| EXERCISE INPUT |
◇ ◇ ◇ ◇ ◇ ◇ ◇

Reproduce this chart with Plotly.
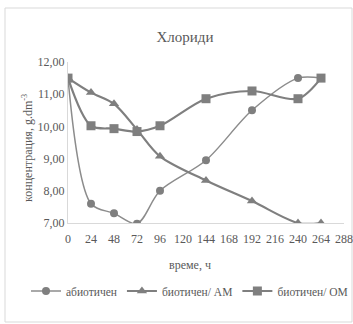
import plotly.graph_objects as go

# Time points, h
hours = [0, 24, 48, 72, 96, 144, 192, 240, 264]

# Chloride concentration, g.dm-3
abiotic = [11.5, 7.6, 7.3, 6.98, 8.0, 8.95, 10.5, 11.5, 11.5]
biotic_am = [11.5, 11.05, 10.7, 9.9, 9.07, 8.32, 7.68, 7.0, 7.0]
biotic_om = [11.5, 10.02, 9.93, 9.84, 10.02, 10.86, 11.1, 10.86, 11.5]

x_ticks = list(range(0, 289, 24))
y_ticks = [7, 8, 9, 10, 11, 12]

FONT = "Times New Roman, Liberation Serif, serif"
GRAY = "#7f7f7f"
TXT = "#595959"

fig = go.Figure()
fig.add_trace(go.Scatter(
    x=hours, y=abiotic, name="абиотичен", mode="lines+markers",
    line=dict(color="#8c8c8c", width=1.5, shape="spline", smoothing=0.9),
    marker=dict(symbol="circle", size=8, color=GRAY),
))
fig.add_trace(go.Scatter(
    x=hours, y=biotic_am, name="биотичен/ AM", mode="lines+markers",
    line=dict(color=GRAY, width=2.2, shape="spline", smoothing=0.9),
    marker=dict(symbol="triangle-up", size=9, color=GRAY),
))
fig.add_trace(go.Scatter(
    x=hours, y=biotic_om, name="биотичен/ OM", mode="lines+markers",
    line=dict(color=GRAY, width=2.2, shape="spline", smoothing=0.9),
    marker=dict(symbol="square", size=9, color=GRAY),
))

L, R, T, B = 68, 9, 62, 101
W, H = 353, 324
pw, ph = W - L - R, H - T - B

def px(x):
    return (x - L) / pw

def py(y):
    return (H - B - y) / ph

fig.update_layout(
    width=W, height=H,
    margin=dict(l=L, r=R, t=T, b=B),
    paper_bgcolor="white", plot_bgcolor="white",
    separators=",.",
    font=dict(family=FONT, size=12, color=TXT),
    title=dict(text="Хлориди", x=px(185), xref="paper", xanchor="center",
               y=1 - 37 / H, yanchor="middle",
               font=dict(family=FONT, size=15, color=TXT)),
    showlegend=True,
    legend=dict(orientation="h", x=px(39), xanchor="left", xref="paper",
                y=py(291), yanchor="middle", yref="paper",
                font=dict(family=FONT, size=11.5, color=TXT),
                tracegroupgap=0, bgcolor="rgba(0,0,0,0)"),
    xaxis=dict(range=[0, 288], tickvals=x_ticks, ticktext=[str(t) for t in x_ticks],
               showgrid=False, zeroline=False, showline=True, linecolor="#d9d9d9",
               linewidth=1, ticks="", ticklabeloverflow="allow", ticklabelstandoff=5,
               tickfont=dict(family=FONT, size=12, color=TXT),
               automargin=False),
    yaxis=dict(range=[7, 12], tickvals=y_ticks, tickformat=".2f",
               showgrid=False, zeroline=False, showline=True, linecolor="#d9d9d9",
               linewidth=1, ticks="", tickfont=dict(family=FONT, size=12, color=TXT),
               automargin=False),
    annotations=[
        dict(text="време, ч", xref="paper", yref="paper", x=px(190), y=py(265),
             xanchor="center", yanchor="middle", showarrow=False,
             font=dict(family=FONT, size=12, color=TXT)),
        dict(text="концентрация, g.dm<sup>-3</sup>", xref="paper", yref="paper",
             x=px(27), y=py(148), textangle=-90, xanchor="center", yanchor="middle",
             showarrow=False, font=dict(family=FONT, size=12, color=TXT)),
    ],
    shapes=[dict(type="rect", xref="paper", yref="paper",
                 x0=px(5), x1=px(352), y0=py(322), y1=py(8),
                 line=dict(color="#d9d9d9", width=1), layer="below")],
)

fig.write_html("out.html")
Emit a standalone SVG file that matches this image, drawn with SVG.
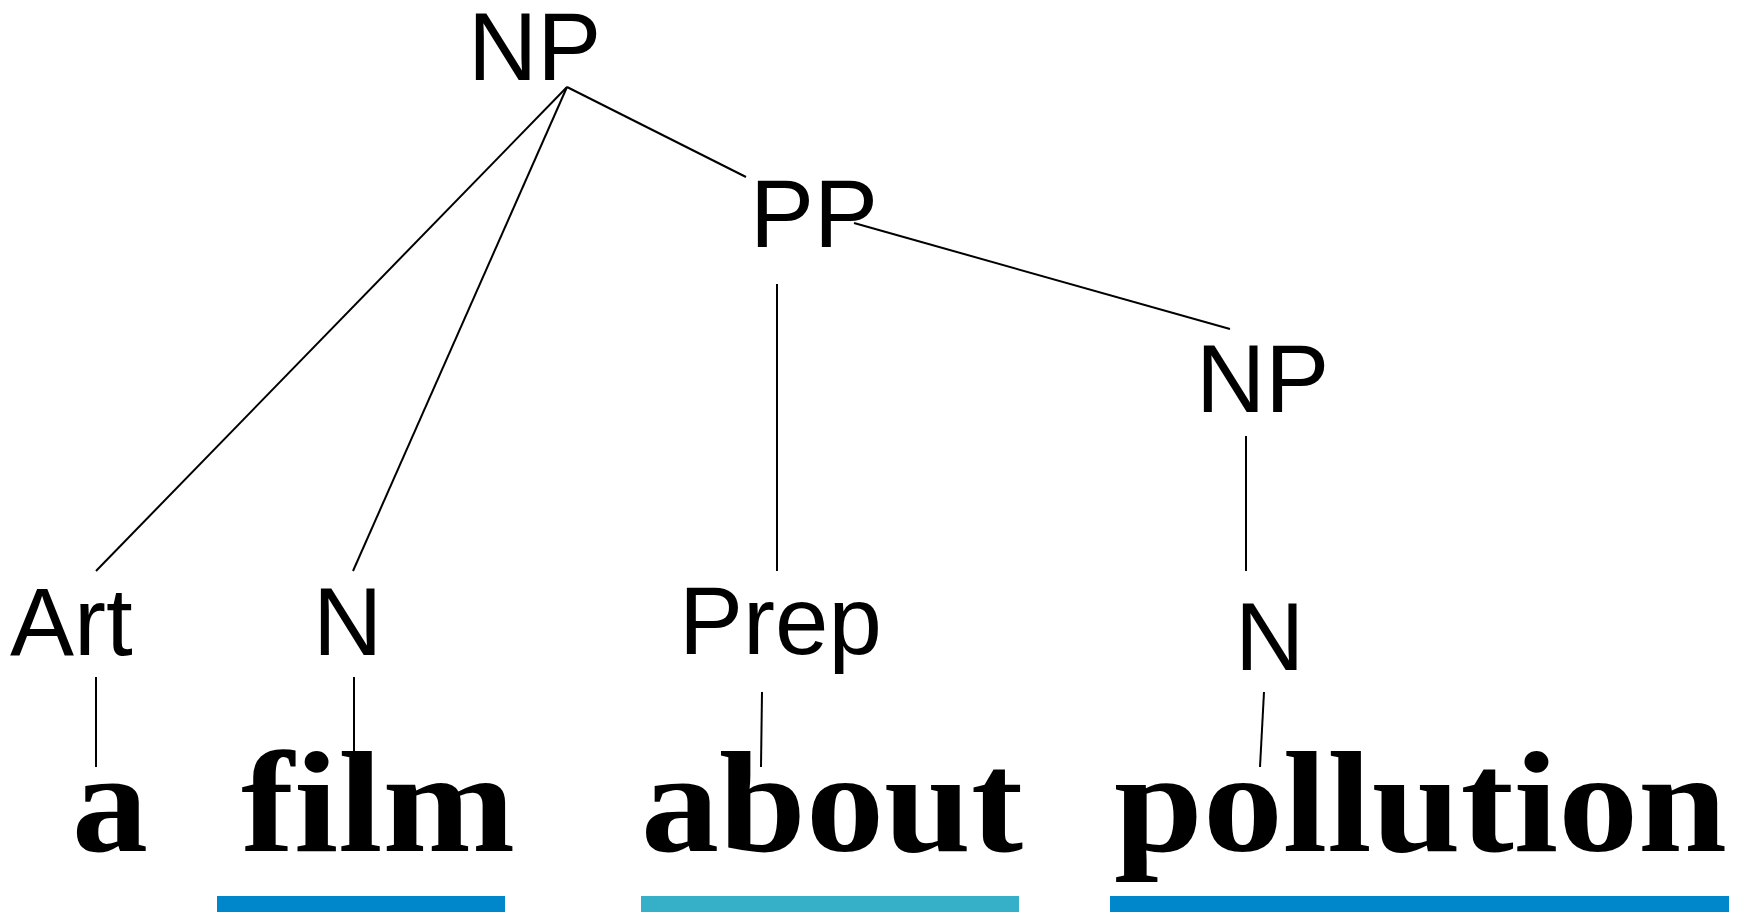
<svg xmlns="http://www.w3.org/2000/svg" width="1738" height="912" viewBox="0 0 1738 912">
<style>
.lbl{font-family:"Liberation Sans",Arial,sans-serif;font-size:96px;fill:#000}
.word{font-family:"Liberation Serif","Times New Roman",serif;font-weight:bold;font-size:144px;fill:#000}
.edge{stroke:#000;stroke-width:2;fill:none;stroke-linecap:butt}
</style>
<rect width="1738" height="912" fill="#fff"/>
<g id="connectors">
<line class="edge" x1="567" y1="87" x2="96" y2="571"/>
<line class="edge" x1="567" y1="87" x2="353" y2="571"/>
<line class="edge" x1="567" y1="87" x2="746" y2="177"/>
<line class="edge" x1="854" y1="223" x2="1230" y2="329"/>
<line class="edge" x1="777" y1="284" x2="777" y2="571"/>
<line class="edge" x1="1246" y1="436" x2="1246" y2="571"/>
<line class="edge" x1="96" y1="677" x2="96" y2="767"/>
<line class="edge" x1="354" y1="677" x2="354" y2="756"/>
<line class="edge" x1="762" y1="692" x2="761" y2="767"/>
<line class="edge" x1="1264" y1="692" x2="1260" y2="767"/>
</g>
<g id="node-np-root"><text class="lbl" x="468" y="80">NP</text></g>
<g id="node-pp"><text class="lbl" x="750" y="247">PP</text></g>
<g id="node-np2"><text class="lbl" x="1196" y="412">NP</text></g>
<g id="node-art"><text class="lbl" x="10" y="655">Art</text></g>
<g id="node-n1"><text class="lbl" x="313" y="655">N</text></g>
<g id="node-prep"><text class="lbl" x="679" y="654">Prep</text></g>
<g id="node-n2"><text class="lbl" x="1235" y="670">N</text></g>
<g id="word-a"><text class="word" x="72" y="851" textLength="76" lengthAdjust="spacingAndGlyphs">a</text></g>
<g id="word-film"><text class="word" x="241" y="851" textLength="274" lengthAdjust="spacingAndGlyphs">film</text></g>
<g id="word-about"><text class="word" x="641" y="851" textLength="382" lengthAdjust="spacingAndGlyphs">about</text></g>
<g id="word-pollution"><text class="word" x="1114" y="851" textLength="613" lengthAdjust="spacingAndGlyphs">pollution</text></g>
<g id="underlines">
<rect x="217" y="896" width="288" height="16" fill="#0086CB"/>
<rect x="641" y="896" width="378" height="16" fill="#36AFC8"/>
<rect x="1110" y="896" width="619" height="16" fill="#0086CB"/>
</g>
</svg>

◇ ◇ ◇ ◇ ◇ ◇ ◇

Reproduce the listing word for word and omit its pictures.

Reproduce this chart with Plotly.
import plotly.graph_objects as go

# Time points, h
hours = [0, 24, 48, 72, 96, 144, 192, 240, 264]

# Chloride concentration, g.dm-3
abiotic = [11.5, 7.6, 7.3, 6.98, 8.0, 8.95, 10.5, 11.5, 11.5]
biotic_am = [11.5, 11.05, 10.7, 9.9, 9.07, 8.32, 7.68, 7.0, 7.0]
biotic_om = [11.5, 10.02, 9.93, 9.84, 10.02, 10.86, 11.1, 10.86, 11.5]

x_ticks = list(range(0, 289, 24))
y_ticks = [7, 8, 9, 10, 11, 12]

FONT = "Times New Roman, Liberation Serif, serif"
GRAY = "#7f7f7f"
TXT = "#595959"

fig = go.Figure()
fig.add_trace(go.Scatter(
    x=hours, y=abiotic, name="абиотичен", mode="lines+markers",
    line=dict(color="#8c8c8c", width=1.5, shape="spline", smoothing=0.9),
    marker=dict(symbol="circle", size=8, color=GRAY),
))
fig.add_trace(go.Scatter(
    x=hours, y=biotic_am, name="биотичен/ AM", mode="lines+markers",
    line=dict(color=GRAY, width=2.2, shape="spline", smoothing=0.9),
    marker=dict(symbol="triangle-up", size=9, color=GRAY),
))
fig.add_trace(go.Scatter(
    x=hours, y=biotic_om, name="биотичен/ OM", mode="lines+markers",
    line=dict(color=GRAY, width=2.2, shape="spline", smoothing=0.9),
    marker=dict(symbol="square", size=9, color=GRAY),
))

L, R, T, B = 68, 9, 62, 101
W, H = 353, 324
pw, ph = W - L - R, H - T - B

def px(x):
    return (x - L) / pw

def py(y):
    return (H - B - y) / ph

fig.update_layout(
    width=W, height=H,
    margin=dict(l=L, r=R, t=T, b=B),
    paper_bgcolor="white", plot_bgcolor="white",
    separators=",.",
    font=dict(family=FONT, size=12, color=TXT),
    title=dict(text="Хлориди", x=px(185), xref="paper", xanchor="center",
               y=1 - 37 / H, yanchor="middle",
               font=dict(family=FONT, size=15, color=TXT)),
    showlegend=True,
    legend=dict(orientation="h", x=px(39), xanchor="left", xref="paper",
                y=py(291), yanchor="middle", yref="paper",
                font=dict(family=FONT, size=11.5, color=TXT),
                tracegroupgap=0, bgcolor="rgba(0,0,0,0)"),
    xaxis=dict(range=[0, 288], tickvals=x_ticks, ticktext=[str(t) for t in x_ticks],
               showgrid=False, zeroline=False, showline=True, linecolor="#d9d9d9",
               linewidth=1, ticks="", ticklabeloverflow="allow", ticklabelstandoff=5,
               tickfont=dict(family=FONT, size=12, color=TXT),
               automargin=False),
    yaxis=dict(range=[7, 12], tickvals=y_ticks, tickformat=".2f",
               showgrid=False, zeroline=False, showline=True, linecolor="#d9d9d9",
               linewidth=1, ticks="", tickfont=dict(family=FONT, size=12, color=TXT),
               automargin=False),
    annotations=[
        dict(text="време, ч", xref="paper", yref="paper", x=px(190), y=py(265),
             xanchor="center", yanchor="middle", showarrow=False,
             font=dict(family=FONT, size=12, color=TXT)),
        dict(text="концентрация, g.dm<sup>-3</sup>", xref="paper", yref="paper",
             x=px(27), y=py(148), textangle=-90, xanchor="center", yanchor="middle",
             showarrow=False, font=dict(family=FONT, size=12, color=TXT)),
    ],
    shapes=[dict(type="rect", xref="paper", yref="paper",
                 x0=px(5), x1=px(352), y0=py(322), y1=py(8),
                 line=dict(color="#d9d9d9", width=1), layer="below")],
)

fig.write_html("out.html")
Emit a standalone SVG file that matches this image, drawn with SVG.
<svg xmlns="http://www.w3.org/2000/svg" width="1738" height="912" viewBox="0 0 1738 912">
<style>
.lbl{font-family:"Liberation Sans",Arial,sans-serif;font-size:96px;fill:#000}
.word{font-family:"Liberation Serif","Times New Roman",serif;font-weight:bold;font-size:144px;fill:#000}
.edge{stroke:#000;stroke-width:2;fill:none;stroke-linecap:butt}
</style>
<rect width="1738" height="912" fill="#fff"/>
<g id="connectors">
<line class="edge" x1="567" y1="87" x2="96" y2="571"/>
<line class="edge" x1="567" y1="87" x2="353" y2="571"/>
<line class="edge" x1="567" y1="87" x2="746" y2="177"/>
<line class="edge" x1="854" y1="223" x2="1230" y2="329"/>
<line class="edge" x1="777" y1="284" x2="777" y2="571"/>
<line class="edge" x1="1246" y1="436" x2="1246" y2="571"/>
<line class="edge" x1="96" y1="677" x2="96" y2="767"/>
<line class="edge" x1="354" y1="677" x2="354" y2="756"/>
<line class="edge" x1="762" y1="692" x2="761" y2="767"/>
<line class="edge" x1="1264" y1="692" x2="1260" y2="767"/>
</g>
<g id="node-np-root"><text class="lbl" x="468" y="80">NP</text></g>
<g id="node-pp"><text class="lbl" x="750" y="247">PP</text></g>
<g id="node-np2"><text class="lbl" x="1196" y="412">NP</text></g>
<g id="node-art"><text class="lbl" x="10" y="655">Art</text></g>
<g id="node-n1"><text class="lbl" x="313" y="655">N</text></g>
<g id="node-prep"><text class="lbl" x="679" y="654">Prep</text></g>
<g id="node-n2"><text class="lbl" x="1235" y="670">N</text></g>
<g id="word-a"><text class="word" x="72" y="851" textLength="76" lengthAdjust="spacingAndGlyphs">a</text></g>
<g id="word-film"><text class="word" x="241" y="851" textLength="274" lengthAdjust="spacingAndGlyphs">film</text></g>
<g id="word-about"><text class="word" x="641" y="851" textLength="382" lengthAdjust="spacingAndGlyphs">about</text></g>
<g id="word-pollution"><text class="word" x="1114" y="851" textLength="613" lengthAdjust="spacingAndGlyphs">pollution</text></g>
<g id="underlines">
<rect x="217" y="896" width="288" height="16" fill="#0086CB"/>
<rect x="641" y="896" width="378" height="16" fill="#36AFC8"/>
<rect x="1110" y="896" width="619" height="16" fill="#0086CB"/>
</g>
</svg>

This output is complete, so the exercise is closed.